DATA SHOWN:
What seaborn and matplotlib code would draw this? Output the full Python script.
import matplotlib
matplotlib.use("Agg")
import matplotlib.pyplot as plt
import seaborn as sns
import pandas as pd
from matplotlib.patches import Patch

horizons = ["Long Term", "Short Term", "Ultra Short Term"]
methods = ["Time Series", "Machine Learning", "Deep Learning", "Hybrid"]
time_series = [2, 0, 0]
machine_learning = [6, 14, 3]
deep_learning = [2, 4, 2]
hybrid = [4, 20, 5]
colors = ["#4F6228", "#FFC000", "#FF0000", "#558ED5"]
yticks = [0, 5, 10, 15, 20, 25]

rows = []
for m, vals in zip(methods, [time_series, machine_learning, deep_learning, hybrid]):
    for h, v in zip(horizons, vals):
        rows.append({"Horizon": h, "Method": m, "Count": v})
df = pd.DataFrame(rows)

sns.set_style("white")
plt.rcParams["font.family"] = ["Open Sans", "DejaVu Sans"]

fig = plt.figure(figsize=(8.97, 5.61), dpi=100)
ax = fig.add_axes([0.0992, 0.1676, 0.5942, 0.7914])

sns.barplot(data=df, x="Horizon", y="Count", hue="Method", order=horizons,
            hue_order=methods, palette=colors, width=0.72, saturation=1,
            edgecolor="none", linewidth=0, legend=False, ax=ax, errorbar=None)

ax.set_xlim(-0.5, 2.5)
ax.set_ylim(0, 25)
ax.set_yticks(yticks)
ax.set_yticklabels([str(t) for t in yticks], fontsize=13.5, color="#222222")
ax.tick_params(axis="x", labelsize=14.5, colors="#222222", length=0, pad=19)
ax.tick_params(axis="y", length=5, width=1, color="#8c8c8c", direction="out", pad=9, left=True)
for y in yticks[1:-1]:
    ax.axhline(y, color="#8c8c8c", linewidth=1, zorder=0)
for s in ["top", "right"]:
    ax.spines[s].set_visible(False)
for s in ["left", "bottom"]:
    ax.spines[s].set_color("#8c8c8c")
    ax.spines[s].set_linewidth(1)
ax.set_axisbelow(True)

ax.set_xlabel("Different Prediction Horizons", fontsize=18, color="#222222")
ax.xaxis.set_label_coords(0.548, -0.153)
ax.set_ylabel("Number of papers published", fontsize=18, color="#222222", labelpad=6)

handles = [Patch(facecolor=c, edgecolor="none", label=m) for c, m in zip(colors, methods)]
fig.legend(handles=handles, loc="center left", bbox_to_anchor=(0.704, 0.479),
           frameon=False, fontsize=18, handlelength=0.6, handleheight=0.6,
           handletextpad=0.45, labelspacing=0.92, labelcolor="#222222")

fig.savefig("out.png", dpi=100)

WHAT THIS TASK INVOLVES:
Identify all lines where the word "seaborn" shows up. Copy them.

SOLUTION BELOW:
What seaborn and matplotlib code would draw this? Output the full Python script.
import seaborn as sns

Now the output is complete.